OBJECTIVE: Retype each line of the material exactly, please, skipping any picture in it.

GIVEN DATA:
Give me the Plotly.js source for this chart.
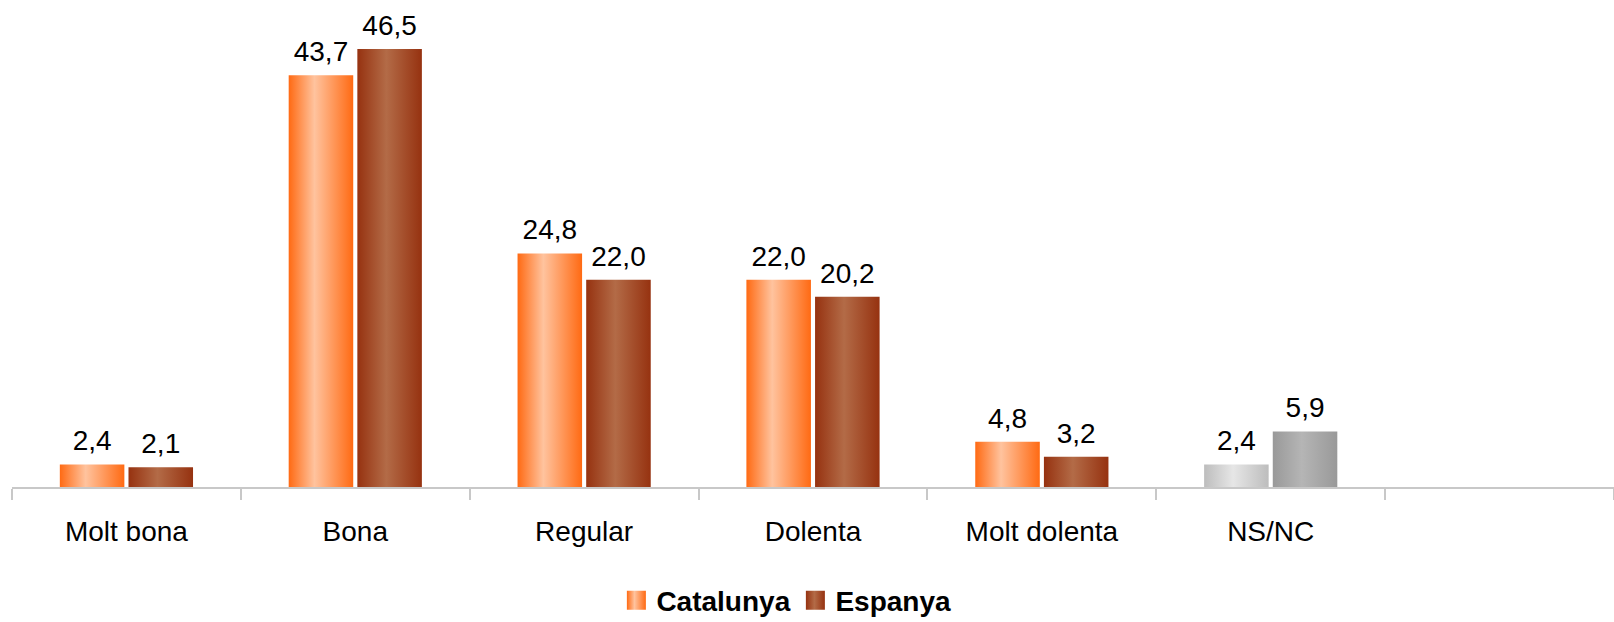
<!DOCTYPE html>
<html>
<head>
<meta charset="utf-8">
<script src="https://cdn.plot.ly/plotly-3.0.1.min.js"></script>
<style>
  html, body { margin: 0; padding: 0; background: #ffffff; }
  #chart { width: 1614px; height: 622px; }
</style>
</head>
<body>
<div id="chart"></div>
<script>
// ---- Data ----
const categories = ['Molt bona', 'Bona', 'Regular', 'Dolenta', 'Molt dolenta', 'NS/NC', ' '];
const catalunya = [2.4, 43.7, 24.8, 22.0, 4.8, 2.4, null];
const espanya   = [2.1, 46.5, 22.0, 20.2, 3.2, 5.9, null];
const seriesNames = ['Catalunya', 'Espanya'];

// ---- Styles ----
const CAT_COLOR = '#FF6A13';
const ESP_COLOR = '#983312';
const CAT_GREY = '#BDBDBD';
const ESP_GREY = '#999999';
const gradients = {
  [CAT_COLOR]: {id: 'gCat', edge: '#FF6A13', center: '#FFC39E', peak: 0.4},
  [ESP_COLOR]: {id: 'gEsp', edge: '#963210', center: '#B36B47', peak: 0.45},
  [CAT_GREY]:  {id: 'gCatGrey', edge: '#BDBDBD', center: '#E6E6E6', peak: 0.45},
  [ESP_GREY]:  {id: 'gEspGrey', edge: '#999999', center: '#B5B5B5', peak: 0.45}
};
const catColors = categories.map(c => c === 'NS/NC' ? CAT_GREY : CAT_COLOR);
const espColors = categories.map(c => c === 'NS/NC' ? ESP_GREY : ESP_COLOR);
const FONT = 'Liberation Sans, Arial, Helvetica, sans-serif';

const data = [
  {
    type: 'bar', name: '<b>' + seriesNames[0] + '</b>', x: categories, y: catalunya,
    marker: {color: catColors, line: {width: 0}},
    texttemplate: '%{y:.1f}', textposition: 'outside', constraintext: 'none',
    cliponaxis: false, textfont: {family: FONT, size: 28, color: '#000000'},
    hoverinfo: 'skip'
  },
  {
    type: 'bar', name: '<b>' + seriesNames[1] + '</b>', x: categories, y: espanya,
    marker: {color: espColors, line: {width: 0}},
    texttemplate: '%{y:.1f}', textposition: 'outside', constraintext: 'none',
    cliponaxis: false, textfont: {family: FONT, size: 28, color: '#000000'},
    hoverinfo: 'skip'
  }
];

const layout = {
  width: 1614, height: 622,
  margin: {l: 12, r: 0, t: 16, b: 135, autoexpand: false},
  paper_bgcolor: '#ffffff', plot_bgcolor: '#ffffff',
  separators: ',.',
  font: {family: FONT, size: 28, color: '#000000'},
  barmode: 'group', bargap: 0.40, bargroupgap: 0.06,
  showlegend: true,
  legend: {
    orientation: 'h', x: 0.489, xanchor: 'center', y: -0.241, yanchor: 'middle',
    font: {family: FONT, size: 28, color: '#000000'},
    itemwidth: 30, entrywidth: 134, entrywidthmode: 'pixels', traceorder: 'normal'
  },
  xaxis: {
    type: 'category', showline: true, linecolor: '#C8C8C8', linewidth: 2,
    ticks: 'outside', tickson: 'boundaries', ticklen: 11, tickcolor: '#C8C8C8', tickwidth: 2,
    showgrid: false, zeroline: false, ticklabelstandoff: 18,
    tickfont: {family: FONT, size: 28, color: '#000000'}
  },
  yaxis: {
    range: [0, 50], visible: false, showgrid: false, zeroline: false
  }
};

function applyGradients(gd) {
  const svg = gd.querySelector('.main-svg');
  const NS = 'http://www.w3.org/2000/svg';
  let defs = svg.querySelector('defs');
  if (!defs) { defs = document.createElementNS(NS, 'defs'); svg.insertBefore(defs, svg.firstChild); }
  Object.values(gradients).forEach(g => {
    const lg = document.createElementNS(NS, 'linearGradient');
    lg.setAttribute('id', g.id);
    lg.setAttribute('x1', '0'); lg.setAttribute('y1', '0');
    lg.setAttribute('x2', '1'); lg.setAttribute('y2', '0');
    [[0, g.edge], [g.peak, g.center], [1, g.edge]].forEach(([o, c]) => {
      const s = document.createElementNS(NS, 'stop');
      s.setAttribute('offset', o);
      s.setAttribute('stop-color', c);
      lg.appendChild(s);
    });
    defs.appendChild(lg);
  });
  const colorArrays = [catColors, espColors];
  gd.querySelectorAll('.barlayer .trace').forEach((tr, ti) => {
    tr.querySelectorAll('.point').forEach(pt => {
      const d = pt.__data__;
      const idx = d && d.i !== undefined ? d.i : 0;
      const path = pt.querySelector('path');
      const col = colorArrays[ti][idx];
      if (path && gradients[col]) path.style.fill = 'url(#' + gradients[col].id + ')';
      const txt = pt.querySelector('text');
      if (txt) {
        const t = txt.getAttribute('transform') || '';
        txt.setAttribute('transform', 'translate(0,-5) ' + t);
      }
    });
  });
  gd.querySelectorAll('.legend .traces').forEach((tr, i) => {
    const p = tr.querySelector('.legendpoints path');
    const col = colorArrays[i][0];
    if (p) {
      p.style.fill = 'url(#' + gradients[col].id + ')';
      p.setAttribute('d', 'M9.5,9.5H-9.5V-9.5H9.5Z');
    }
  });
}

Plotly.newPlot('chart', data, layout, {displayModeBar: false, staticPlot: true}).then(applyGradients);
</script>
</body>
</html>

ANSWER TO THE TASK:
Give me the Plotly.js source for this chart.
<!DOCTYPE html>
<html>
<head>
<meta charset="utf-8">
<script src="https://cdn.plot.ly/plotly-3.0.1.min.js"></script>
<style>
  html, body { margin: 0; padding: 0; background: #ffffff; }
  #chart { width: 1614px; height: 622px; }
</style>
</head>
<body>
<div id="chart"></div>
<script>
// ---- Data ----
const categories = ['Molt bona', 'Bona', 'Regular', 'Dolenta', 'Molt dolenta', 'NS/NC', ' '];
const catalunya = [2.4, 43.7, 24.8, 22.0, 4.8, 2.4, null];
const espanya   = [2.1, 46.5, 22.0, 20.2, 3.2, 5.9, null];
const seriesNames = ['Catalunya', 'Espanya'];

// ---- Styles ----
const CAT_COLOR = '#FF6A13';
const ESP_COLOR = '#983312';
const CAT_GREY = '#BDBDBD';
const ESP_GREY = '#999999';
const gradients = {
  [CAT_COLOR]: {id: 'gCat', edge: '#FF6A13', center: '#FFC39E', peak: 0.4},
  [ESP_COLOR]: {id: 'gEsp', edge: '#963210', center: '#B36B47', peak: 0.45},
  [CAT_GREY]:  {id: 'gCatGrey', edge: '#BDBDBD', center: '#E6E6E6', peak: 0.45},
  [ESP_GREY]:  {id: 'gEspGrey', edge: '#999999', center: '#B5B5B5', peak: 0.45}
};
const catColors = categories.map(c => c === 'NS/NC' ? CAT_GREY : CAT_COLOR);
const espColors = categories.map(c => c === 'NS/NC' ? ESP_GREY : ESP_COLOR);
const FONT = 'Liberation Sans, Arial, Helvetica, sans-serif';

const data = [
  {
    type: 'bar', name: '<b>' + seriesNames[0] + '</b>', x: categories, y: catalunya,
    marker: {color: catColors, line: {width: 0}},
    texttemplate: '%{y:.1f}', textposition: 'outside', constraintext: 'none',
    cliponaxis: false, textfont: {family: FONT, size: 28, color: '#000000'},
    hoverinfo: 'skip'
  },
  {
    type: 'bar', name: '<b>' + seriesNames[1] + '</b>', x: categories, y: espanya,
    marker: {color: espColors, line: {width: 0}},
    texttemplate: '%{y:.1f}', textposition: 'outside', constraintext: 'none',
    cliponaxis: false, textfont: {family: FONT, size: 28, color: '#000000'},
    hoverinfo: 'skip'
  }
];

const layout = {
  width: 1614, height: 622,
  margin: {l: 12, r: 0, t: 16, b: 135, autoexpand: false},
  paper_bgcolor: '#ffffff', plot_bgcolor: '#ffffff',
  separators: ',.',
  font: {family: FONT, size: 28, color: '#000000'},
  barmode: 'group', bargap: 0.40, bargroupgap: 0.06,
  showlegend: true,
  legend: {
    orientation: 'h', x: 0.489, xanchor: 'center', y: -0.241, yanchor: 'middle',
    font: {family: FONT, size: 28, color: '#000000'},
    itemwidth: 30, entrywidth: 134, entrywidthmode: 'pixels', traceorder: 'normal'
  },
  xaxis: {
    type: 'category', showline: true, linecolor: '#C8C8C8', linewidth: 2,
    ticks: 'outside', tickson: 'boundaries', ticklen: 11, tickcolor: '#C8C8C8', tickwidth: 2,
    showgrid: false, zeroline: false, ticklabelstandoff: 18,
    tickfont: {family: FONT, size: 28, color: '#000000'}
  },
  yaxis: {
    range: [0, 50], visible: false, showgrid: false, zeroline: false
  }
};

function applyGradients(gd) {
  const svg = gd.querySelector('.main-svg');
  const NS = 'http://www.w3.org/2000/svg';
  let defs = svg.querySelector('defs');
  if (!defs) { defs = document.createElementNS(NS, 'defs'); svg.insertBefore(defs, svg.firstChild); }
  Object.values(gradients).forEach(g => {
    const lg = document.createElementNS(NS, 'linearGradient');
    lg.setAttribute('id', g.id);
    lg.setAttribute('x1', '0'); lg.setAttribute('y1', '0');
    lg.setAttribute('x2', '1'); lg.setAttribute('y2', '0');
    [[0, g.edge], [g.peak, g.center], [1, g.edge]].forEach(([o, c]) => {
      const s = document.createElementNS(NS, 'stop');
      s.setAttribute('offset', o);
      s.setAttribute('stop-color', c);
      lg.appendChild(s);
    });
    defs.appendChild(lg);
  });
  const colorArrays = [catColors, espColors];
  gd.querySelectorAll('.barlayer .trace').forEach((tr, ti) => {
    tr.querySelectorAll('.point').forEach(pt => {
      const d = pt.__data__;
      const idx = d && d.i !== undefined ? d.i : 0;
      const path = pt.querySelector('path');
      const col = colorArrays[ti][idx];
      if (path && gradients[col]) path.style.fill = 'url(#' + gradients[col].id + ')';
      const txt = pt.querySelector('text');
      if (txt) {
        const t = txt.getAttribute('transform') || '';
        txt.setAttribute('transform', 'translate(0,-5) ' + t);
      }
    });
  });
  gd.querySelectorAll('.legend .traces').forEach((tr, i) => {
    const p = tr.querySelector('.legendpoints path');
    const col = colorArrays[i][0];
    if (p) {
      p.style.fill = 'url(#' + gradients[col].id + ')';
      p.setAttribute('d', 'M9.5,9.5H-9.5V-9.5H9.5Z');
    }
  });
}

Plotly.newPlot('chart', data, layout, {displayModeBar: false, staticPlot: true}).then(applyGradients);
</script>
</body>
</html>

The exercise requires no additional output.